Rural healthcare in Morocco focus of antipoverty effort
By Siham Ali for Magharebia in Rabat – 27/04/11
Rural areas in Morocco lag far behind cities in terms of access to medical treatment, Health Minister Yasmina Baddou concluded at the first national meeting on rural healthcare.
"Our goal is to enable citizens and children to have the same chances of survival regardless of whether they are in cities or the countryside," the minister said at the April 18th conference.
According to the health ministry, 43% of the rural population lives at least 6 kilometres away from a healthcare centre, and 25% of people live more than 10 kilometres from one.
Baddou said that despite the efforts made to boost infrastructures and human resources, there was still a long way to go before people living in rural areas would be able to access the proper healthcare. She added that her agency had drafted an action plan in order to bridge the gaps.
"This strategy will focus not only on the construction of healthcare centres, but also on mobile units, especially for childbirth and specialist services," the minister told parliament on April 18th.
But the government effort was criticised by parliamentarian Abdelhamid Saadaoui, who said that there was a shortage of doctors, adding that "sometimes there is just one nurse who gives consultations and only comes once a week".
"To facilitate access to healthcare in rural areas, we must take infrastructures and human resources into account," Saadaoui said.
Zohra Ouardi, who lives in a douar in Taza, told Magharebia that although there was a community health centre a few kilometres from her home, it only provides basic healthcare and local people have to travel to the city to see specialists. Often, she said, people prefer to treat themselves with plants as they do not have enough money to travel to the city.
Among the authorities' efforts, the health minister pointed to an increase in the number of healthcare facilities to 2,630, 74% of which are located in rural areas. These basic facilities house a total of 518 maternity units, 373 of which are in rural areas, she said.
She added that other measures implemented include the provision of emergency obstetric care, greater availability of medicines and ongoing training.

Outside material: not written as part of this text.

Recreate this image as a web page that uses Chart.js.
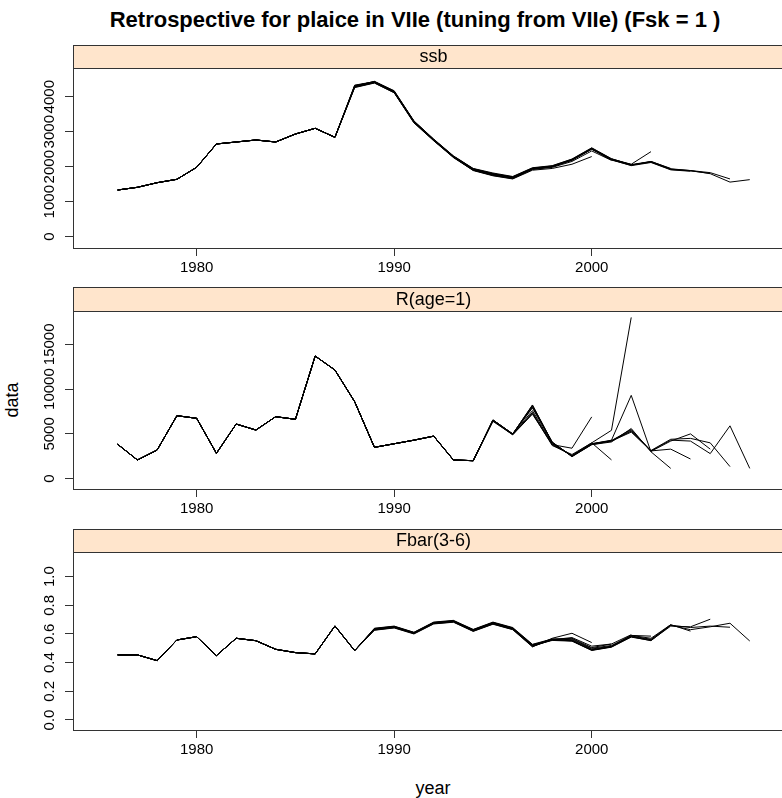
<!DOCTYPE html>
<html>
<head>
<meta charset="utf-8">
<script src="https://cdn.jsdelivr.net/npm/chart.js@4.4.0/dist/chart.umd.min.js"></script>
<style>
  html, body { margin: 0; padding: 0; background: #fff; overflow: hidden; }
  #wrap { position: relative; width: 782px; height: 798px; overflow: hidden; background: #fff; }
  canvas { position: absolute; left: 0; }
  .lbl { position: absolute; font-family: "Liberation Sans", Arial, sans-serif; color: #000; white-space: nowrap; }
  #title { left: 415px; top: 20px; transform: translate(-50%, -50%); font-size: 22px; font-weight: bold; line-height: 26px; }
  #ylab { left: 12px; top: 400px; transform: translate(-50%, -50%) rotate(-90deg); font-size: 18px; line-height: 20px; }
  #xlab { left: 433px; top: 788px; transform: translate(-50%, -50%); font-size: 18px; line-height: 20px; }
</style>
</head>
<body>
<div id="wrap">
  <div class="lbl" id="title">Retrospective for plaice in VIIe (tuning from VIIe) (Fsk = 1 )</div>
  <div class="lbl" id="ylab">data</div>
  <div class="lbl" id="xlab">year</div>
  <canvas id="pSsb"></canvas>
  <canvas id="pRec"></canvas>
  <canvas id="pFbar"></canvas>
</div>
<script>
// ---- data -------------------------------------------------------------
const firstYear = 1976;
const yearTicks = [1980, 1990, 2000];

// final assessment (1976-2008)
const ssbFinal = [1334, 1411, 1543, 1640, 1983, 2649, 2706, 2763, 2706, 2934, 3097, 2840, 4290, 4420, 4150, 3290, 2770, 2290, 1930, 1790, 1700, 1950, 2010, 2200, 2520, 2210, 2050, 2140, 1930, 1890, 1800, 1560, 1630];
const recFinal = [3840, 2090, 3200, 7030, 6740, 2830, 6100, 5430, 6920, 6630, 13690, 12130, 8590, 3500, 3900, 4300, 4750, 2090, 2010, 6550, 4990, 8230, 4060, 2530, 3870, 4240, 5400, 3100, 4300, 4200, 2800, 5900, 1150];
const fbarFinal = [0.454, 0.454, 0.414, 0.558, 0.581, 0.449, 0.570, 0.553, 0.493, 0.470, 0.461, 0.656, 0.484, 0.635, 0.651, 0.609, 0.679, 0.691, 0.628, 0.679, 0.640, 0.523, 0.558, 0.553, 0.488, 0.512, 0.581, 0.553, 0.661, 0.630, 0.650, 0.675, 0.551];

// retrospective runs: values from the year where each run departs from the final one
const ssbRetroStart = 1988;
const ssbRetro2007 = [4330, 4430, 4160, 3300, 2780, 2300, 1940, 1800, 1710, 1960, 2020, 2210, 2530, 2220, 2060, 2150, 1940, 1890, 1830, 1650];
const ssbRetro2006 = [4300, 4440, 4170, 3310, 2790, 2310, 1950, 1820, 1720, 1970, 2030, 2220, 2540, 2230, 2050, 2130, 1920, 1880, 1810];
const ssbRetro2005 = [4310, 4430, 4140, 3280, 2760, 2280, 1920, 1780, 1690, 1940, 2000, 2190, 2510, 2200, 2030, 2120, 1910, 1870];
const ssbRetro2004 = [4290, 4410, 4130, 3270, 2760, 2280, 1910, 1770, 1680, 1930, 2000, 2180, 2500, 2190, 2040, 2150, 1950];
const ssbRetro2003 = [4320, 4420, 4150, 3300, 2780, 2300, 1940, 1800, 1700, 1950, 2010, 2200, 2510, 2220, 2070, 2430];
const ssbRetro2002 = [4280, 4400, 4120, 3270, 2750, 2270, 1900, 1760, 1670, 1940, 2000, 2190, 2500, 2200, 2060];
const ssbRetro2001 = [4270, 4400, 4120, 3260, 2750, 2270, 1900, 1750, 1660, 1920, 1980, 2150, 2450, 2180];
const ssbRetro2000 = [4260, 4390, 4110, 3250, 2740, 2260, 1890, 1740, 1650, 1900, 1950, 2070, 2290];

const recRetroStart = 1995;
const recRetro2007 = [6550, 4990, 8200, 4050, 2500, 3850, 4200, 5300, 3150, 4400, 4500, 4000, 1350];
const recRetro2006 = [6560, 5000, 8100, 4000, 2550, 3900, 4250, 5500, 3050, 4200, 5000, 3300];
const recRetro2005 = [6500, 4950, 8000, 4100, 2450, 3800, 4200, 5200, 3100, 3300, 2200];
const recRetro2004 = [6550, 5000, 7900, 4000, 2500, 3800, 4100, 5600, 3000, 1150];
const recRetro2003 = [6500, 4950, 7600, 3900, 2550, 3900, 4300, 9300, 3000];
const recRetro2002 = [6500, 4900, 7400, 3800, 2600, 4000, 5400, 18000];
const recRetro2001 = [6450, 4950, 7300, 3700, 2700, 4000, 2100];
const recRetro2000 = [6400, 4900, 7200, 3800, 3400, 6900];

const fbarRetroStart = 1989;
const fbarRetro2007 = [0.640, 0.655, 0.612, 0.683, 0.695, 0.632, 0.683, 0.645, 0.528, 0.565, 0.560, 0.495, 0.515, 0.586, 0.563, 0.661, 0.645, 0.655, 0.647];
const fbarRetro2006 = [0.632, 0.648, 0.606, 0.676, 0.688, 0.625, 0.676, 0.637, 0.518, 0.555, 0.550, 0.485, 0.508, 0.578, 0.555, 0.655, 0.650, 0.703];
const fbarRetro2005 = [0.638, 0.653, 0.610, 0.680, 0.692, 0.630, 0.680, 0.642, 0.525, 0.560, 0.555, 0.490, 0.512, 0.590, 0.570, 0.665, 0.620];
const fbarRetro2004 = [0.636, 0.650, 0.607, 0.678, 0.690, 0.627, 0.678, 0.638, 0.520, 0.558, 0.552, 0.487, 0.510, 0.582, 0.560, 0.665];
const fbarRetro2003 = [0.634, 0.650, 0.608, 0.678, 0.689, 0.627, 0.677, 0.640, 0.522, 0.565, 0.565, 0.500, 0.520, 0.590, 0.585];
const fbarRetro2002 = [0.630, 0.646, 0.605, 0.674, 0.686, 0.622, 0.672, 0.634, 0.515, 0.560, 0.570, 0.505, 0.530, 0.595];
const fbarRetro2001 = [0.628, 0.644, 0.603, 0.672, 0.684, 0.620, 0.670, 0.632, 0.512, 0.560, 0.575, 0.515, 0.530];
const fbarRetro2000 = [0.626, 0.642, 0.600, 0.670, 0.682, 0.618, 0.668, 0.630, 0.510, 0.570, 0.605, 0.540];

// tick values and their printed labels
const ssbTicks = [0, 1000, 2000, 3000, 4000];
const ssbTickLabels = ['0', '1000', '2000', '3000', '4000'];
const recTicks = [0, 5000, 10000, 15000];
const recTickLabels = ['0', '5000', '10000', '15000'];
const fbarTicks = [0, 0.2, 0.4, 0.6, 0.8, 1.0];
const fbarTickLabels = ['0.0', '0.2', '0.4', '0.6', '0.8', '1.0'];

// ---- layout -----------------------------------------------------------
const CANVAS_W = 800;
const PLOT_LEFT = 73;
const PLOT_RIGHT = 794;
const X_MIN = 1973.74;
const X_MAX = 2010.24;
const FONT = '"Liberation Sans", Arial, sans-serif';

function series(values) {
  return values.map((v, i) => ({ x: firstYear + i, y: v }));
}
function retroRun(finalVals, start, tail) {
  return series(finalVals.slice(0, start - firstYear).concat(tail));
}

const panelDecor = {
  id: 'panelDecor',
  afterDraw(chart, args, opts) {
    const ctx = chart.ctx;
    const a = chart.chartArea;
    ctx.save();
    // strip
    ctx.fillStyle = '#FFE5CC';
    ctx.fillRect(a.left, 0, a.right - a.left, a.top);
    ctx.strokeStyle = '#333';
    ctx.lineWidth = 1;
    ctx.strokeRect(a.left + 0.5, 0.5, a.right - a.left, a.top);
    ctx.fillStyle = '#000';
    ctx.font = '18px ' + FONT;
    ctx.textAlign = 'center';
    ctx.textBaseline = 'middle';
    ctx.fillText(opts.strip, (a.left + a.right) / 2, a.top / 2 + 1);
    // panel frame
    ctx.strokeRect(a.left + 0.5, a.top + 0.5, a.right - a.left, a.bottom - a.top);
    // rotated y tick labels
    const ys = chart.scales.y;
    ctx.font = '15px ' + FONT;
    ys.ticks.forEach((t, i) => {
      const py = ys.getPixelForValue(t.value);
      ctx.save();
      ctx.translate(50, py);
      ctx.rotate(-Math.PI / 2);
      ctx.fillText(opts.tickLabels[i], 0, 0);
      ctx.restore();
    });
    ctx.restore();
  }
};

function makePanel(id, p) {
  const cv = document.getElementById(id);
  const H = p.plotBottom - p.stripTop + 40;
  cv.width = CANVAS_W;
  cv.height = H;
  cv.style.top = p.stripTop + 'px';
  const stripH = p.plotTop - p.stripTop;
  const plotH = p.plotBottom - p.plotTop;

  const datasets = [{ data: series(p.final) }].concat(
    p.retro.map(r => ({ data: retroRun(p.final, p.retroStart, r) }))
  );

  new Chart(cv, {
    type: 'line',
    data: { datasets },
    options: {
      responsive: false,
      animation: false,
      devicePixelRatio: 1,
      layout: { padding: { top: stripH, left: 0, right: CANVAS_W - PLOT_RIGHT, bottom: 0 } },
      elements: {
        point: { radius: 0 },
        line: { borderWidth: 1, borderColor: '#000', tension: 0 }
      },
      plugins: {
        legend: { display: false },
        tooltip: { enabled: false },
        panelDecor: { strip: p.strip, tickLabels: p.tickLabels }
      },
      scales: {
        x: {
          type: 'linear',
          min: X_MIN,
          max: X_MAX,
          afterFit: s => { s.height = H - stripH - plotH; },
          afterBuildTicks: s => { s.ticks = yearTicks.map(v => ({ value: v })); },
          grid: { drawOnChartArea: false, drawTicks: true, tickLength: 8, tickColor: '#333', lineWidth: 1 },
          border: { display: false },
          ticks: {
            color: '#000', font: { family: FONT, size: 15 }, padding: 3,
            maxRotation: 0, minRotation: 0, autoSkip: false,
            callback: v => String(v)
          }
        },
        y: {
          type: 'linear',
          min: p.yMin,
          max: p.yMax,
          afterFit: s => { s.width = PLOT_LEFT; },
          afterBuildTicks: s => { s.ticks = p.ticks.map(v => ({ value: v })); },
          grid: { drawOnChartArea: false, drawTicks: true, tickLength: 8, tickColor: '#333', lineWidth: 1 },
          border: { display: false },
          ticks: { display: false }
        }
      }
    },
    plugins: [panelDecor]
  });
}

makePanel('pSsb', {
  strip: 'ssb', stripTop: 45, plotTop: 68, plotBottom: 248,
  yMin: -323, yMax: 4820, ticks: ssbTicks, tickLabels: ssbTickLabels,
  final: ssbFinal, retroStart: ssbRetroStart,
  retro: [ssbRetro2007, ssbRetro2006, ssbRetro2005, ssbRetro2004, ssbRetro2003, ssbRetro2002, ssbRetro2001, ssbRetro2000]
});
makePanel('pRec', {
  strip: 'R(age=1)', stripTop: 287, plotTop: 311, plotBottom: 489,
  yMin: -1150, yMax: 18717, ticks: recTicks, tickLabels: recTickLabels,
  final: recFinal, retroStart: recRetroStart,
  retro: [recRetro2007, recRetro2006, recRetro2005, recRetro2004, recRetro2003, recRetro2002, recRetro2001, recRetro2000]
});
makePanel('pFbar', {
  strip: 'Fbar(3-6)', stripTop: 529, plotTop: 552, plotBottom: 730,
  yMin: -0.070, yMax: 1.172, ticks: fbarTicks, tickLabels: fbarTickLabels,
  final: fbarFinal, retroStart: fbarRetroStart,
  retro: [fbarRetro2007, fbarRetro2006, fbarRetro2005, fbarRetro2004, fbarRetro2003, fbarRetro2002, fbarRetro2001, fbarRetro2000]
});
</script>
</body>
</html>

She also said that nearly half of newly recruited doctors were posted to rural areas.
Baddou ent on to say that under the 2011-2012 plan, healthcare services provided by basic facilities will be expanded and improved in line with accredited national standards. Furthermore, outpatient care in remote areas will be expanded and improved, and partnership schemes will be consolidated.
The 2008-2010 period saw an improvement in terms of infrastructure and equipment, service provision, the supply of medicines and the boosting of human resources, according to Khalid Lahlou, population director at the health ministry. Despite this improvement, he added, partnerships with healthcare programmes must be forged.
The partnership with the National Human Development Initiative, for instance, has contributed 1.8 billion dirhams since 2005. The money was used to purchase ambulances for mobile teams and to build healthcare centres.